Original Baby Boom town turns 60

By The Associated Press

Saturday, September 29, 2007 10:32 PM EDT

LEVITTOWN - In 1951, 7-year-old Louise Cassano couldn't imagine a better life than the one she lived in Levittown.
She would climb aboard her bicycle and ride past the rows of cookie-cutter homes. Fences didn't make better neighbors; there were no fences anywhere. Kids staged backyard campouts in makeshift tents. And nobody locked their front doors.

“It was an absolute ideal community,” said Cassano, whose love affair with Levittown never waned.

She still lives in the Long Island town dubbed by some as America's first suburb.

Cassano now qualifies as a senior citizen; Levittown is old enough to join AARP as well.
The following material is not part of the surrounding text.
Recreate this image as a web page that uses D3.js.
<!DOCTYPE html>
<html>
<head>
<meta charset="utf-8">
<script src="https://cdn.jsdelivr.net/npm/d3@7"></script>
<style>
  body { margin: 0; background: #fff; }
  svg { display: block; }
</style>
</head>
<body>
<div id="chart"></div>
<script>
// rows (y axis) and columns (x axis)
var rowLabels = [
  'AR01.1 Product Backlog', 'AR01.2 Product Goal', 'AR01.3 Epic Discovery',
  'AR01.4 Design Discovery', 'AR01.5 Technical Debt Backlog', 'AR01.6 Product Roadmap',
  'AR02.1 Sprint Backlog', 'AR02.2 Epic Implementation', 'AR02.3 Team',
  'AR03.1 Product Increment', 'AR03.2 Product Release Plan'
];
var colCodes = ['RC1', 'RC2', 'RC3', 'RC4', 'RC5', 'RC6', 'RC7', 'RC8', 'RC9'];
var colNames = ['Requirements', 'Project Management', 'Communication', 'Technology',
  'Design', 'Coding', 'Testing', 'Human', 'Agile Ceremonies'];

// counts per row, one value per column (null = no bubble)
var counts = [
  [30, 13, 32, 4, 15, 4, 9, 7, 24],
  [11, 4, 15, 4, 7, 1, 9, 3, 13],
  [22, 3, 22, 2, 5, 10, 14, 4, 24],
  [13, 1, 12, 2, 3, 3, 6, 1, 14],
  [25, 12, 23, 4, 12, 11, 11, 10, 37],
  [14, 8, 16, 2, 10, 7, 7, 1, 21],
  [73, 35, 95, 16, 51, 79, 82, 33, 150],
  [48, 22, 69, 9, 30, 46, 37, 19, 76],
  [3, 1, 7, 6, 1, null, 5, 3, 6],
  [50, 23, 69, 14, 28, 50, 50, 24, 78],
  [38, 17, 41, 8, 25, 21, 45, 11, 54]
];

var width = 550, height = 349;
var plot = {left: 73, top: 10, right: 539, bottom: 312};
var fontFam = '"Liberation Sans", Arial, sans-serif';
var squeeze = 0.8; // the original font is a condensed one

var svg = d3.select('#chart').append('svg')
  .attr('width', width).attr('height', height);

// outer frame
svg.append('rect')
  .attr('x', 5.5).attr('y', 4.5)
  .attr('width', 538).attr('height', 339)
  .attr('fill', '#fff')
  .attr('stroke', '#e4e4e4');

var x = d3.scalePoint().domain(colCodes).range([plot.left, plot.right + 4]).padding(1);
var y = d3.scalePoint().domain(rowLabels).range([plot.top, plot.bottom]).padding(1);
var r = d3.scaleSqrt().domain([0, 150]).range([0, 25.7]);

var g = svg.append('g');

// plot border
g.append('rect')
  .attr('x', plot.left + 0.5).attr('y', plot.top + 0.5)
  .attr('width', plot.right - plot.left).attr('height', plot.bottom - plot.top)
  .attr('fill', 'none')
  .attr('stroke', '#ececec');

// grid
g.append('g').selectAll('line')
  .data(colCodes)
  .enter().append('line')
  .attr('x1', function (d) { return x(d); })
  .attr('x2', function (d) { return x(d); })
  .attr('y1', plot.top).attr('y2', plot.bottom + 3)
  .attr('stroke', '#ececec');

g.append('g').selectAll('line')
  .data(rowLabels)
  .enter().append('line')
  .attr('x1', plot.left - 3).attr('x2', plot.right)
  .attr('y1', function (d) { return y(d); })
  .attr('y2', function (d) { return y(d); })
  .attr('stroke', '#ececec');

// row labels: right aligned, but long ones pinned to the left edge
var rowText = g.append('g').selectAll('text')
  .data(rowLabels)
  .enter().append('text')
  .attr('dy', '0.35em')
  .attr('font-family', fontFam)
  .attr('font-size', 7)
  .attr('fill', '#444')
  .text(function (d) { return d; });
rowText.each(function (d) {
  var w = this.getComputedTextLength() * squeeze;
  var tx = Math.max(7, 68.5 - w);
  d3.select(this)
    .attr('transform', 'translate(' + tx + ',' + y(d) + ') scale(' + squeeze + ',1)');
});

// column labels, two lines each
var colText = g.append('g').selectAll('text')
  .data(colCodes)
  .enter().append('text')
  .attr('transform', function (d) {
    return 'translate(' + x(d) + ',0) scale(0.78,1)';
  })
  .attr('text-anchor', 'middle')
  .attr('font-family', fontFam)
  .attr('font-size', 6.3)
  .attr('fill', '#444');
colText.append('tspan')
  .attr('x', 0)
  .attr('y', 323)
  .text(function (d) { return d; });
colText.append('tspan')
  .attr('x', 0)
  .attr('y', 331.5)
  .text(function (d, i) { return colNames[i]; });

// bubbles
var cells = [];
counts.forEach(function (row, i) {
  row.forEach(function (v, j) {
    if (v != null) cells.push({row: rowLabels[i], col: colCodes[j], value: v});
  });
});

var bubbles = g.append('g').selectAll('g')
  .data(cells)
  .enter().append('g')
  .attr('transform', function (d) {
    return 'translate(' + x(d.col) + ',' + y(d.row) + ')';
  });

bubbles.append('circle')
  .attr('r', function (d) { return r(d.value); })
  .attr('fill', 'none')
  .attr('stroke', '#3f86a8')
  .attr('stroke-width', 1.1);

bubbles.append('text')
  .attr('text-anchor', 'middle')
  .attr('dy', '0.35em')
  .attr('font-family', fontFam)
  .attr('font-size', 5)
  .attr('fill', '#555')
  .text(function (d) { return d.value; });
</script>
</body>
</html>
She's among the organizers of a huge 60th birthday party for the Nassau County town, set for Sunday and featuring high school bands, floats, local groups, war veterans and the fire department.

Nearly two dozen original Levittown homeowners will serve as grand marshals.
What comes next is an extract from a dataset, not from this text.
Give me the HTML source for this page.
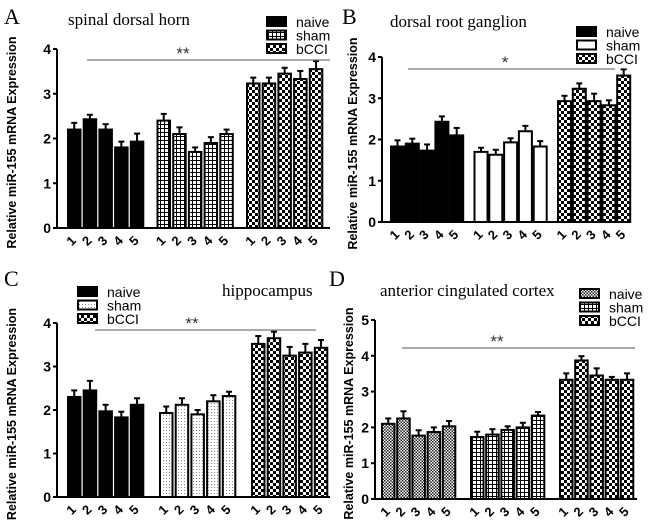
<!DOCTYPE html>
<html><head><meta charset="utf-8"><style>
html,body{margin:0;padding:0;background:#fff;}
svg{display:block;}
.sans{font-family:"Liberation Sans",sans-serif;}
.serif{font-family:"Liberation Serif",serif;}
</style></head><body>
<svg id="fig" width="650" height="527" viewBox="0 0 650 527">
<defs>
<pattern id="pGrid" width="4" height="4" patternUnits="userSpaceOnUse"><rect width="4" height="4" fill="#fff"/><path d="M0 0.5H4M0.5 0V4" stroke="#000" stroke-width="1"/></pattern>
<pattern id="pChk" width="6" height="6" patternUnits="userSpaceOnUse"><rect width="6" height="6" fill="#fff"/><rect width="3" height="3" fill="#000"/><rect x="3" y="3" width="3" height="3" fill="#000"/></pattern>
<pattern id="pFine" width="3" height="3" patternUnits="userSpaceOnUse"><rect width="3" height="3" fill="#fff"/><rect width="1.5" height="1.5" fill="#222"/><rect x="1.5" y="1.5" width="1.5" height="1.5" fill="#222"/></pattern>
<pattern id="pDot" width="3" height="3" patternUnits="userSpaceOnUse"><rect width="3" height="3" fill="#fff"/><rect x="1" y="1" width="1" height="1" fill="#888"/></pattern>
</defs>
</svg>
<script>
const groups = ["naive","sham","bCCI"];
const samples = ["1","2","3","4","5"];
const A_naive=[2.2,2.43,2.2,1.8,1.93], A_naiveErr=[0.15,0.1,0.12,0.13,0.18];
const A_sham=[2.4,2.1,1.7,1.9,2.1], A_shamErr=[0.15,0.15,0.1,0.13,0.1];
const A_bcci=[3.23,3.23,3.45,3.33,3.55], A_bcciErr=[0.13,0.13,0.13,0.18,0.18];
const B_naive=[1.83,1.9,1.73,2.43,2.1], B_naiveErr=[0.15,0.12,0.15,0.13,0.18];
const B_sham=[1.7,1.63,1.93,2.2,1.83], B_shamErr=[0.1,0.12,0.1,0.13,0.13];
const B_bcci=[2.93,3.23,2.93,2.83,3.55], B_bcciErr=[0.13,0.13,0.18,0.12,0.15];
const C_naive=[2.3,2.45,1.97,1.83,2.12], C_naiveErr=[0.15,0.22,0.15,0.13,0.15];
const C_sham=[1.93,2.12,1.9,2.2,2.32], C_shamErr=[0.15,0.15,0.1,0.14,0.1];
const C_bcci=[3.52,3.65,3.25,3.32,3.43], C_bcciErr=[0.18,0.15,0.2,0.2,0.18];
const D_naive=[2.1,2.25,1.77,1.87,2.03], D_naiveErr=[0.15,0.2,0.15,0.13,0.15];
const D_sham=[1.73,1.8,1.93,2.0,2.33], D_shamErr=[0.15,0.15,0.1,0.13,0.1];
const D_bcci=[3.33,3.87,3.45,3.33,3.33], D_bcciErr=[0.18,0.12,0.2,0.08,0.18];
const yTicksABC=[0,1,2,3,4];
const yTicksD=[0,1,2,3,4,5];

const NS="http://www.w3.org/2000/svg";
const svg=document.getElementById("fig");
function mk(tag,attrs,parent){const e=document.createElementNS(NS,tag);for(const k in attrs)e.setAttribute(k,attrs[k]);(parent||svg).appendChild(e);return e;}

const panels=[
 {id:"a",letter:"A",lx:4,ly:24,title:"spinal dorsal horn",tx:68,ty:25,ax:57,y0:228,yTop:49,yMax:4,ticks:yTicksABC,x0:68,gStep:89.5,bStep:15.7,bw:12.5,axEnd:330,
  data:[A_naive,A_sham,A_bcci],err:[A_naiveErr,A_shamErr,A_bcciErr],fills:["#000","url(#pGrid)","url(#pChk)"],
  sig:{x1:87,x2:330,y:60,txt:"**",tx:183},leg:{x:267,y:17},ytitleX:16},
 {id:"b",letter:"B",lx:342,ly:24,title:"dorsal root ganglion",tx:390,ty:27,ax:382,y0:222,yTop:57,yMax:4,ticks:yTicksABC,x0:391,gStep:83.5,bStep:14.8,bw:13,axEnd:630,
  data:[B_naive,B_sham,B_bcci],err:[B_naiveErr,B_shamErr,B_bcciErr],fills:["#000","#fff","url(#pChk)"],
  sig:{x1:408,x2:615,y:69,txt:"*",tx:505},leg:{x:577,y:27},ytitleX:357},
 {id:"c",letter:"C",lx:4,ly:286,title:"hippocampus",tx:222,ty:296,ax:57,y0:497,yTop:323,yMax:4,ticks:yTicksABC,x0:68,gStep:92,bStep:15.7,bw:12.5,axEnd:330,
  data:[C_naive,C_sham,C_bcci],err:[C_naiveErr,C_shamErr,C_bcciErr],fills:["#000","url(#pDot)","url(#pChk)"],
  sig:{x1:95,x2:316,y:330,txt:"**",tx:192},leg:{x:78,y:287},ytitleX:16},
 {id:"d",letter:"D",lx:329,ly:286,title:"anterior cingulated cortex",tx:380,ty:296,ax:375,y0:499,yTop:320,yMax:5,ticks:yTicksD,x0:382,gStep:89,bStep:15.2,bw:12.5,axEnd:637,
  data:[D_naive,D_sham,D_bcci],err:[D_naiveErr,D_shamErr,D_bcciErr],fills:["url(#pFine)","url(#pGrid)","url(#pChk)"],
  sig:{x1:402,x2:635,y:348,txt:"**",tx:497},leg:{x:580,y:289},ytitleX:353}
];

panels.forEach(p=>{
 const g=mk("g",{});
 
 
 const yS=v=>p.y0-(v/p.yMax)*(p.y0-p.yTop);
 const xS=(gi,bi)=>p.x0+gi*p.gStep+bi*p.bStep;
 const L=mk("text",{x:p.lx,y:p.ly,class:"serif","font-size":22},g);L.textContent=p.letter;
 
 
 const T=mk("text",{x:p.tx,y:p.ty,class:"serif","font-size":17},g);T.textContent=p.title;
 
 
 const yt=mk("text",{x:0,y:0,class:"sans","font-size":12.5,"font-weight":"bold","text-anchor":"middle",transform:`translate(${p.ytitleX},${(p.y0+p.yTop)/2+4}) rotate(-90)`},g);
 yt.textContent="Relative miR-155 mRNA Expression";
 
 
 p.data.forEach((arr,gi)=>{
  arr.forEach((v,bi)=>{
   const x=xS(gi,bi), yt2=yS(v), ye=yS(v+p.err[gi][bi]);
   const el=mk("line",{x1:x+p.bw/2,x2:x+p.bw/2,y1:yt2,y2:ye,stroke:"#000","stroke-width":2},g);
   
   
   const cap=mk("line",{x1:x+p.bw/2-3,x2:x+p.bw/2+3,y1:ye,y2:ye,stroke:"#000","stroke-width":2},g);
   
   
   const r=mk("rect",{x:x,y:yt2,width:p.bw,height:p.y0-yt2,fill:p.fills[gi],stroke:"#000","stroke-width":2},g);
   
   
   const tl=mk("text",{x:0,y:0,class:"sans","font-size":13,"font-weight":"bold","text-anchor":"middle",transform:`translate(${x+p.bw/2},${p.y0+16}) rotate(-45)`},g);
   tl.textContent=samples[bi];
   
   
  });
 });
 const ya=mk("line",{x1:p.ax,x2:p.ax,y1:p.yTop,y2:p.y0+1,stroke:"#000","stroke-width":2},g);
 
 
 const xa=mk("line",{x1:p.ax-1,x2:p.axEnd,y1:p.y0,y2:p.y0,stroke:"#000","stroke-width":2},g);
 
 
 p.ticks.forEach(t=>{
  const tk=mk("line",{x1:p.ax-4,x2:p.ax,y1:yS(t),y2:yS(t),stroke:"#000","stroke-width":2},g);
  
  
  const lb=mk("text",{x:p.ax-6,y:yS(t)+5,class:"sans","font-size":14,"font-weight":"bold","text-anchor":"end"},g);
  lb.textContent=t;
  
  
 });
 const sl=mk("line",{x1:p.sig.x1,x2:p.sig.x2,y1:p.sig.y,y2:p.sig.y,stroke:"#777","stroke-width":1.3},g);
 
 
 const st=mk("text",{x:p.sig.tx,y:p.sig.y-1,class:"sans","font-size":17,"text-anchor":"middle",fill:"#333"},g);
 st.textContent=p.sig.txt;
 
 
 groups.forEach((nm,i)=>{
  const ly=p.leg.y+i*13.5;
  const lr=mk("rect",{x:p.leg.x,y:ly,width:19,height:9,fill:p.fills[i],stroke:"#000","stroke-width":2},g);
  
  
  const lt=mk("text",{x:p.leg.x+29,y:ly+10,class:"sans","font-size":14},g);
  lt.textContent=nm;
  
  
 });
});
</script>
</body></html>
It was October 1947 when William Jaird Levitt opened the first of what became 17,544 Cape Cod and ranch houses rising from blighted potato fields 40 miles east of New York City. The development gave thousands of post-World War II GIs the keys to their American Dream.

It was an instant success, widely chronicled and duplicated nationwide.
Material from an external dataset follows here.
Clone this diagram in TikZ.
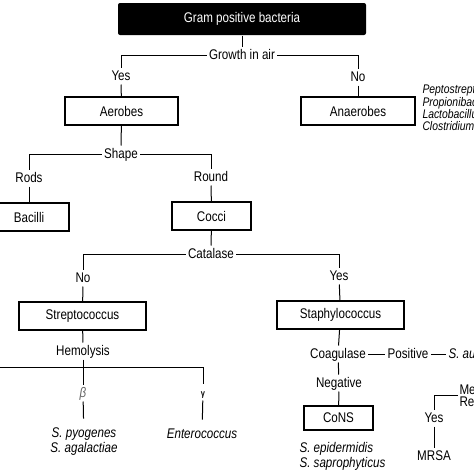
\documentclass[tikz,border=0pt]{standalone}
\usepackage{fontspec}
\setmainfont[FakeStretch=0.83]{Liberation Sans}
\usetikzlibrary{calc, positioning}

\begin{document}
\begin{tikzpicture}[x=1pt, y=-1pt, line width = 1pt,
  font = \fontsize{14}{15}\selectfont,
  box/.style = {draw, line width = 1.1pt, minimum height = 28pt, inner sep = 2pt},
  lbl/.style = {inner sep = 2pt, text height = 10pt, text depth = 2pt},
  spp/.style = {font = \fontsize{14}{15}\selectfont\itshape, inner xsep = 2pt, inner ysep = 9pt}]
\useasboundingbox (0,0) rectangle (474,474);
\fill[white] (0,0) rectangle (474,474);
\clip (0,0) rectangle (474,474);
\node[fill = black, text = white, rounded corners = 2pt, minimum width = 248pt, minimum height = 32pt] (gram) at (242,19) {Gram positive bacteria};
\node[lbl] (growth) at (242,55) {Growth in air};
\node[lbl] (yesair) at (121,76) {Yes};
\node[lbl] (noair) at (358,77) {No};
\node[box, minimum width = 113pt] (aerob) at (121.5,111) {Aerobes};
\node[box, minimum width = 114pt] (anaerob) at (358,111) {Anaerobes};
\node[anchor = west, align = left, inner sep = 1pt, font = \fontsize{12.5}{12.3}\selectfont\itshape] (anaspp) at (421,108) {Peptostreptococcus\\Propionibacterium\\Lactobacillus\\Clostridium};
\node[lbl] (shape) at (121,154) {Shape};
\node[lbl] (rods) at (29,178) {Rods};
\node[lbl] (round) at (211,177) {Round};
\node[box, minimum width = 80pt] (bacilli) at (29,217) {Bacilli};
\node[box, minimum width = 79pt] (cocci) at (211.5,216) {Cocci};
\node[lbl] (catalase) at (211,254) {Catalase};
\node[lbl] (nocat) at (83,278) {No};
\node[lbl] (yescat) at (339,276) {Yes};
\node[box, minimum width = 127pt] (strep) at (82.5,316) {Streptococcus};
\node[box, minimum width = 127pt] (staph) at (340.5,315) {Staphylococcus};
\node[lbl] (hemo) at (83,351) {Hemolysis};
\coordinate (alpha) at (-40,367);
\node[lbl, text = black!60, font = \fontsize{14}{15}\selectfont\itshape] (beta) at (83,393) {β};
\node[lbl, font = \fontsize{9}{10}\selectfont\bfseries] (gamma) at (203,392) {γ};
\node[spp, align = center] (spyo) at (84,442) {S. pyogenes\\S. agalactiae};
\node[spp] (entero) at (202,434) {Enterococcus};
\node[lbl] (coag) at (338,354) {Coagulase};
\node[lbl] (pos) at (408,354) {Positive};
\node[lbl, anchor = west, font = \fontsize{14}{15}\selectfont\itshape] (saur) at (446,354) {S. aureus};
\node[lbl] (neg) at (339,383) {Negative};
\node[draw, line width = 2pt, minimum width = 69pt, minimum height = 24pt] (cons) at (338.5,418) {CoNS};
\node[spp, anchor = west, align = left, inner ysep = 2pt] (sepi) at (297,456) {S. epidermidis\\S. saprophyticus};
\node[anchor = west, align = left, inner sep = 1pt, font = \fontsize{14}{12}\selectfont] (meth) at (458,395) {Methicillin\\Resistance};
\node[lbl] (yesmr) at (434,418) {Yes};
\node[lbl] (mrsa) at (434,456) {MRSA};
\draw (gram) -- (growth);
\draw (growth) -| (yesair);
\draw (growth) -| (noair);
\draw (yesair) -- (aerob);
\draw (noair) -- (anaerob);
\draw (aerob) -- (shape);
\draw (shape) -| (rods);
\draw (shape) -| (round);
\draw (rods) -- (bacilli);
\draw (round) -- (cocci);
\draw (cocci) -- (catalase);
\draw (catalase) -| (nocat);
\draw (catalase) -| (yescat);
\draw (nocat) -- (strep);
\draw (yescat) -- (staph);
\draw (strep) -- (hemo);
\draw (hemo) -- (beta);
\draw (alpha) -| (gamma);
\draw (beta) -- (spyo);
\draw (gamma) -- (entero);
\draw (staph) -- (coag);
\draw (coag) -- (pos);
\draw (pos) -- (saur);
\draw (coag) -- (neg);
\draw (neg) -- (cons);
\draw (meth) -| (yesmr);
\draw (yesmr) -- (mrsa);
\end{tikzpicture}
\end{document}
“Dad was a New York City fireman,” Cassano recalled. Like many of their neighbors, her parents “never in their life dreamed that they could own a home. When the opportunity arose ... they jumped at it.”

Those Cape Cods originally sold for $6,990. The ranch homes were slightly more expensive. Each house came with four rooms, a bath, an unfinished attic and amenities - steel kitchen cabinets, Bendix washer, GE refrigerator, Hotpoint electric range.

None had basements; excavations would have slowed the almost assembly-line construction.

Today, Cassano said, “you can't get a house in Levittown for less than $400,000.” Virtually all the original homes have been renovated, in some cases leaving the original structure nearly invisible.

“It's to the point they're almost McMansions,” said Polly Dwyer, president of the Levittown Historical Society.

A local Landmarks Preservation Commission designated a home at 52 Oaktree Lane as the best example of an original Levitt home, but even it now wears a coat of aluminum siding.

Levitt initially prohibited blacks from joining the suburban exodus. Thanks to Supreme Court edicts and the civil rights movement, minorities were eventually permitted to purchase homes, but Levittown remains a largely white community.

“I think black people were hurt and offended by the blatant rejection, and simply when given the opportunity, chose to go elsewhere,” said Barbara Kelly, former director of the Long Island Studies Institute at Hofstra and author of “Expanding the American Dream: Building and Rebuilding Levittown.”

Along with the homes, schools went up across town to accommodate the baby boom. Their names reflect the bygone era: Jonas Salk Elementary School, Gen. Douglas MacArthur High School. In those days, church dances, trips to the movies and the long since demolished roller rink on Hempstead Turnpike provided the hot social activities.

Levitt also allocated land for the construction of churches and built “village greens” that featured a grocery store, pharmacy and other shops - all within walking distance for moms, since their husbands typically drove the family car to work. He also filled the town with nine community swimming pools and various Little League diamonds.

Cassano met her future husband, Mauro Cassano, a year after her 1961 high school graduation. They married in 1964 and later had two sons: Joseph lives nearby and sends his children to Levittown schools, while Andrew recently moved his family to North Carolina.

She has few memories of protests against the Vietnam War in Levittown, which she described as “very Republican” politically (the area remains a GOP stronghold). She did take to the streets in the 1970s, but the focus was more domestic.

“When the price of meat skyrocketed, we protested about the price of meat,” she said. “We picketed when the gasoline prices went up.”

She returned to school in the 1980s when her children were nearly grown, eventually earning a masters at New York Tech. After working as a reporter for a weekly newspaper for several years, she started her own public relations firm and later served as president of the chamber of commerce.

“There is a real genuine hometown feeling here and I think our generation was so involved and so enthusiastic about school, about the community,” Cassano said. “We were all - every one of us - was very involved in activities in school, and for that reason I think that we all feel that we did something in terms of community.”